A compra de uma reles tapioca se tornou o episódio mais conhecido de um escândalo envolvendo cartões corporativos —entregues a autoridades para despesas de governo— na segunda administração de Luiz Inácio Lula da Silva (PT).

Em 2007, o então ministro do Esporte gastou R$ 8,30 (preço da época) no quitute e precisou explicar por que utilizou o cartão. Foi um engano, defendeu-se. Em depoimento a uma CPI no ano seguinte, argumentou que, antes mesmo de o assunto chegar à mídia, tinha devolvido o valor aos cofres públicos.

Não se imagina que, por conta própria, Jair Bolsonaro (PL) adote atitude parecida. Mas, agora que foram divulgados os gastos do ex-presidente com o cartão corporativo, espera-se que os órgãos de controle esmiúcem as planilhas e investiguem a pertinência das cifras ali registradas.

Motivos não faltam. Há, por exemplo, uma nota de R$ 109 mil num restaurante de Roraima especializado em marmitas. Também há R$ 13,7 milhões em hotéis, dos quais R$ 1,4 milhão num único local de Guarujá (SP), além de R$ 581 mil em padarias, onde algumas compras passaram de R$ 10 mil.

Em montante menor, mas nem por isso insuspeito, Bolsonaro despendeu R$ 8.600 em sorvetes —em lojas da mesma Brasília onde Orlando Silva se regalou com a tapioca.

A culpa não é do cartão. Criado em 2001 pelo então presidente Fernando Henrique Cardoso (PSDB), o instrumento deu agilidade e facilitou a prestação de contas, antes feita por meio de notas fiscais.

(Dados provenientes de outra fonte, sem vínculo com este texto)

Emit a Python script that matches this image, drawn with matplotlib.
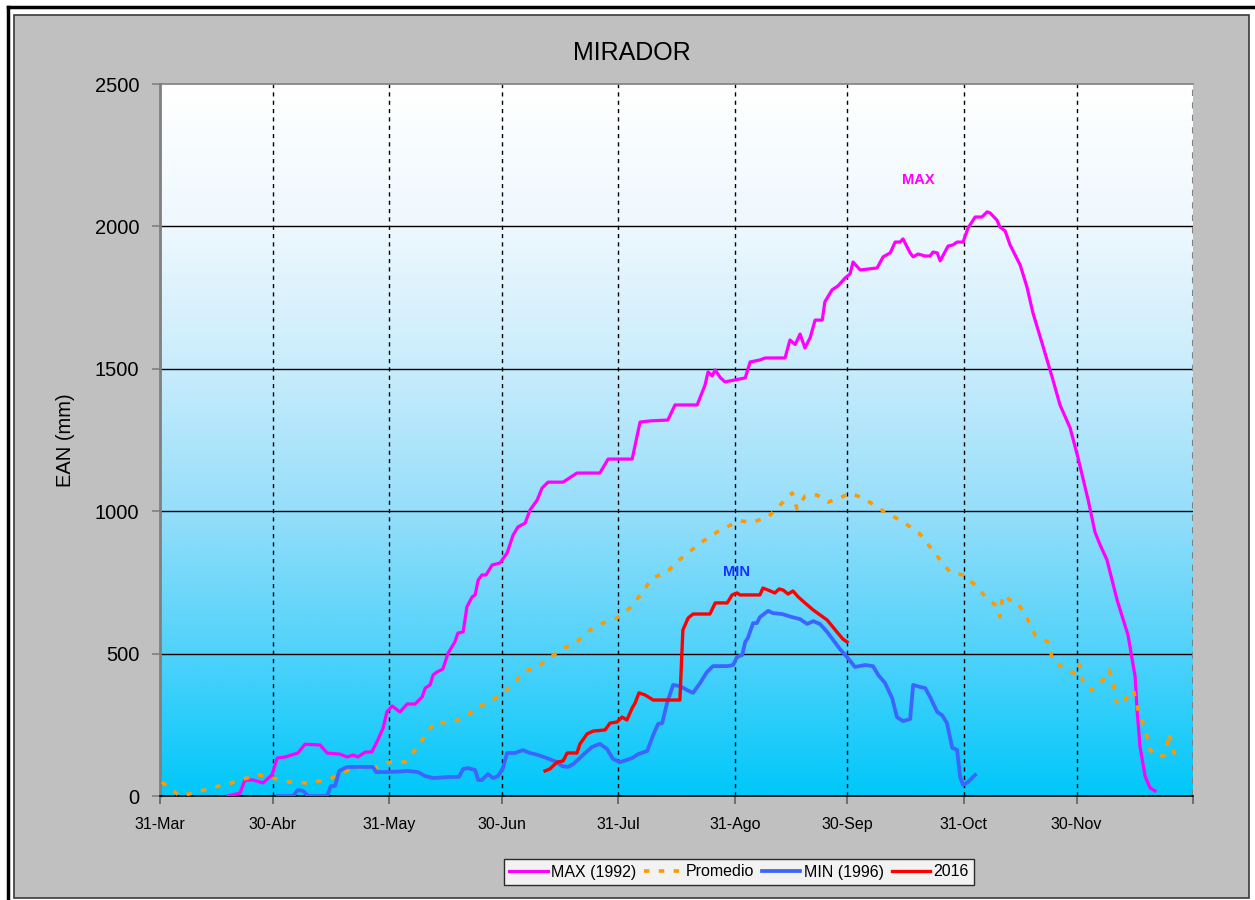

Seu uso deve respeitar os princípios da administração pública, entre os quais legalidade, moralidade e eficiência, e pode ocorrer diante de cifras pequenas e de despesas eventuais, inclusive em viagens ou serviços especiais, ou quando o gasto precisar ser feito sob sigilo.

É difícil ver como essas condições se encaixam em dispêndios que somam ao menos R$ 4,7 milhões em dias nos quais Bolsonaro não tinha agenda de trabalho, assistia a jogos de futebol ou participava de motociatas.

Graças à agência Fiquem Sabendo, que usou a Lei de Acesso à Informação, os gastos do cartão corporativo podem ser examinados por todos. Sabe-se que o ex-presidente fez pagamentos de R$ 27,6 milhões em quatro anos, o que, se considerados valores corrigidos pela inflação, está abaixo dos padrões das administrações petistas.

Montantes, porém, importam menos que finalidades. Dar máxima transparência aos atos de governo, como se vê, é o meio mais evidente de prevenir e, se necessário, investigar desmandos.